22 February 2007

Part 11-Luke 7:1-8:3 (A) "questions"

Here are my responses for this week’s Luke study guide. Click the link below to read the rest.

OBSERVE // what does it say?

What is the emphasis of 7:1-10—the miracle healing or the centurion’s faith-filled quest for help? Who takes the initiative? What does this reveal about faith? The emphasis is almost totally on the Centurion and his initiative. Jesus is responsive to the man’s faith. The extent and confidence of his faith leaves Jesus amazed and commenting on it to those around Him.

What does Luke reveal about this gentile’s relationship with the Jews? This gentile has a good relationship with the Jews—even having a favorable assessment of them as a people and actively supporting their institutions. The Jews had as much disdain for gentiles as gentiles had for the Jews. It’s interesting to note that here, it is the Jews willing to plead the case of a gentile because he had acted to tear down the barriers that existed between them. It’s ironic that that Jews were unwilling to be the active force in that reconciliation and serve as the bridge to the Savior of the world. Paul will call this to mind and make this a prominent part of Jesus’ followers’ agenda (cf. Gal 3:26-29; Eph 2:11-22)

INTERPRET // what does it mean?

In 7:11-17, who takes the initiative? What does this reveal about faith? In this incident, Jesus is clearly the one taking the initiative. The mother gives no indication of faith before or after. Jesus acts of His own accord. It is clear that Jesus is not subject to faith. He can act in miraculous ways when He wants to whether or not the person has faith. Ephesians 2:8 makes it clear that it is through faith that we have been graciously saved by God. But even this faith is not something that comes from us, but “is the gift of God.”

What does Jesus risk in His interaction in this incident? Jesus is willing to risk being viewed as ceremonially unclean (cf. Nu 19:16), not to mention having violated the norms of behavior for a funeral. Jesus repeatedly asserts that something being unclean or not is an internal matter of the heart, not an external condition (Mk 7:14-16).

In 7:18-35, why does Jesus respond to questions about who He is by noting what he has done (vv. 20-23)? While anyone could claim to be the Messiah and people could argue about their opinions regarding whether John or Jesus were the Messiah, it’s hard to argue the evidence. At the very least, the things that Jesus is doing speak to an undeniable power. More, the power they reveal is a power that is doing good—healing, restoring, giving hope to the hopeless. The Jews had many prophetic descriptions of what reality would accompany the coming of the Messiah.

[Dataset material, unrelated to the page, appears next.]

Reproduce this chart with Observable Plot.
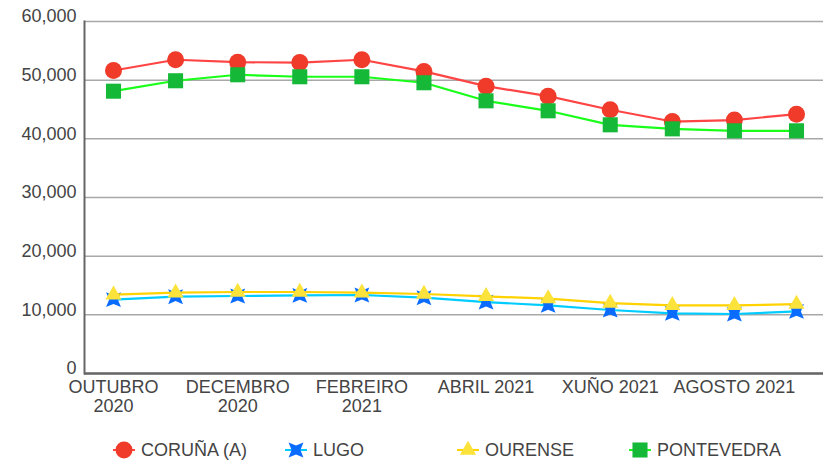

While the element of present judgment is absent, it is hard to miss that these things represent the positive element described in those passages.

What point is Jesus making about John in the verses that follow (vv. 24-29)? Jesus appears to want the crowd to understand the nature of John’s questions. He points out that John’s original ministry was one that was based on being willing to say the unpopular thing regardless of the public’s response. John was not a “reed swayed by the wind,” a politician who says what people want to hear and follow the guidance of public opinion. No, from the beginning, John was a strong messenger who said what God wanted him to say because He believed it and would be faithful to that task. The implication for the crowd is that they should not view John as a fraud, or think less of John because he is now struggling with confidence in the face of his imprisonment.

What point is Jesus making about the religious leaders (vv. 30-35)? The religious leaders had not been open to John’s message or manner of responding to it by being baptized as a sign of repentance. In this, it was evident that they had “rejected God’s purpose for themselves.” As he goes on to note, their rejection cannot be explained by faulting the approach or nature of the messenger’s ministry. John was a prophet living a hard-scrabble existence of deprivation and isolation, with a demanding message of impending judgment and a fitting response, yet some dismissed him as demon-possessed. Jesus, on the other hand, has a ministry characterized by extensive interaction with the crowds, often in the setting of eating and drinking with those of questionable character. Yet, some reject Him too asserting that He is a “glutton and drunkard” (in our language: “Jesus is a pig and a lush”). Such harsh negative responses have little to do with the style of the ministry, but are rather a response to the substance of God’s message. Those who are spiritually wise can see past the style to the substance because of the outcomes of both men’s ministries.

APPLY // how do I respond?

As I studied this week, the thing that really hit me was the way in which I often fall prey to the lie that God’s ability to work in my life hinges on my degree of faith. God is not limited by anything, least of all me. The reality is that, even when my faith may be described as shaky, God can do whatever He wills in and through my life—even regenerating life. Thank God for the gift of faith!